The Oregon Department of Forestry , the timber industry and conservationists are going to disagree on what constitutes an appropriate level of “sustainable harvest,” and it will likely take years of litigation to cement interpretations of all these differing terms.

The bill also expressly authorizes injunctive relief pending the resolution of disagreements over the sustainable harvest level, which could result in the suspension of all timber harvest of state lands until the court agrees on a final number.

Given that this will take years, and will likely advance to higher courts, it is incredibly likely some area of state forest will burn in the meantime, prompting the entire process to start over, or another round of litigation to start in parallel. 

Section 3 of HB 3103 provides a specific right of action to sue the state if it fails to set or revise this harvest level.
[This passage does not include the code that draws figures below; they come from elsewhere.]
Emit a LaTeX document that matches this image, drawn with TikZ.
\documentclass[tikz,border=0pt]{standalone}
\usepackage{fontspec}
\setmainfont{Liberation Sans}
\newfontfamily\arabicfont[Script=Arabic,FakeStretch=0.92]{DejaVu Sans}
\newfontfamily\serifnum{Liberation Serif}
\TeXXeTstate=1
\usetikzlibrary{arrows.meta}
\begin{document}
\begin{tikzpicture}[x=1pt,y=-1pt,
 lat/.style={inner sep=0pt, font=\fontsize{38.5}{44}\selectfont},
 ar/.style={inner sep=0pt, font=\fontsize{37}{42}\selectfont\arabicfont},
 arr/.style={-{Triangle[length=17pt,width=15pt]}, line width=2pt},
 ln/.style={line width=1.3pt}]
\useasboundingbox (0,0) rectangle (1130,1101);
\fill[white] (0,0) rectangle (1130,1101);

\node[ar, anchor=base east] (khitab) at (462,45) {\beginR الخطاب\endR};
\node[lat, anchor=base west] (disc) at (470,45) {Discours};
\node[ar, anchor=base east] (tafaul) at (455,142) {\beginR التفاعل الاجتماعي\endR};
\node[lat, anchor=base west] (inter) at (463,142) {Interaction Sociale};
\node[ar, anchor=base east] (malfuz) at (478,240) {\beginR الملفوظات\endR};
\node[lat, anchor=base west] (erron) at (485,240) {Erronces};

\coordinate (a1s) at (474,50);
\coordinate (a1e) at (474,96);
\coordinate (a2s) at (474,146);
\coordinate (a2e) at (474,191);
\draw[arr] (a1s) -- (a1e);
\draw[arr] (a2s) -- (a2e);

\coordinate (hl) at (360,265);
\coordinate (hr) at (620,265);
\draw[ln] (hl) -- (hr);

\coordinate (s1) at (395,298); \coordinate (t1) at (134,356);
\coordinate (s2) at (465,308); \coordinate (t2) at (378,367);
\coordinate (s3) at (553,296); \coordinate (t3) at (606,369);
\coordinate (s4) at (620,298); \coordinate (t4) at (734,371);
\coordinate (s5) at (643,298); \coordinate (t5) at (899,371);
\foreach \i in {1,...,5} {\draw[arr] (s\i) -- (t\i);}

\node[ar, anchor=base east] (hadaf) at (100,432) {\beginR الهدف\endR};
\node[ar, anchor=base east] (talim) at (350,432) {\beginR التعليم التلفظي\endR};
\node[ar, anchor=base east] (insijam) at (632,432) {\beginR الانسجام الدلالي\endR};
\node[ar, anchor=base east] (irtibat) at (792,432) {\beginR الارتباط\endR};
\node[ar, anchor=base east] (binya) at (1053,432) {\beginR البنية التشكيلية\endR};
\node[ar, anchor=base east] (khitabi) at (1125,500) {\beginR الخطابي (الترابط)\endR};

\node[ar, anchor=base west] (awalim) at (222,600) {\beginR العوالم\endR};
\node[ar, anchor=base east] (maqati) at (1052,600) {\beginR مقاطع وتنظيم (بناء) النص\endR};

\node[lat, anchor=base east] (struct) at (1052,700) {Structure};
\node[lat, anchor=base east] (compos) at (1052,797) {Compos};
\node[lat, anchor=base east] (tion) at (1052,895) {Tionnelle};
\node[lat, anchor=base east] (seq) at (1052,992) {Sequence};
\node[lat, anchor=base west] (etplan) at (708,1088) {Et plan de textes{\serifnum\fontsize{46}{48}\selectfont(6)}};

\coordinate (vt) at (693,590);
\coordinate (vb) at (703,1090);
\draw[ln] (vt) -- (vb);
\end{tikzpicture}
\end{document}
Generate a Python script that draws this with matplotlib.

So anytime the forest conditions change on any state forest lands — which happens every year — the timber industry could sue the state for brushing off or failing to establish a new harvest level.

This would follow numerous full administrative rulemaking processes; notices, comments, all day public meetings. You can smell the public tax dollars burning.

Finally, the bill allows lawsuits against the state for failing to manage state forest land in line with the sustainable harvest level. It is unclear how this provision would work; and across what time frame? What if no one is buying the timber given pricing concerns or a decline in housing construction given market turmoil?

The provision again explicitly allows for judicial injunctions, but again, it is unclear how this provision would even work. Injunctions prevent activities, they cannot require the government to plan and auction timber sales to unwilling buyers. The uncertainty and vagueness will again require decades of judicial explanation and intervention.

The entire purpose of the state securing a Habitat Conservation Plan for state forests is to put to bed the decades of legal fighting over logging on these public lands. It will provide protections for older forests and waterways and provide a sustainable and predictable supply of timber. 

As an environmental attorney who has sued the Department of Forestry for illegal logging, you might think I would be all for new ways to sue the state, but I have a family and friends, and do not want to spend the remainder of my days litigating these arbitrary cases.

And they will be arbitrary because this debate over state harvest levels will ultimately be dictated by federal requirements in the Habitat Conservation Plan. All these state lawsuits will be largely irrelevant; there will be no practical effect on the ground.

This has been a theme with timber industry lawsuits against the state lately, and it appears that frustration with losing these cases has brought them banging on the Legislature’s door.

The only thing this bill will do is provide a non-stop stream of work for timber industry lawyers that will happily con some rural school district into spending its last penny chasing an unattainable goal. It is an obvious waste of public time and money.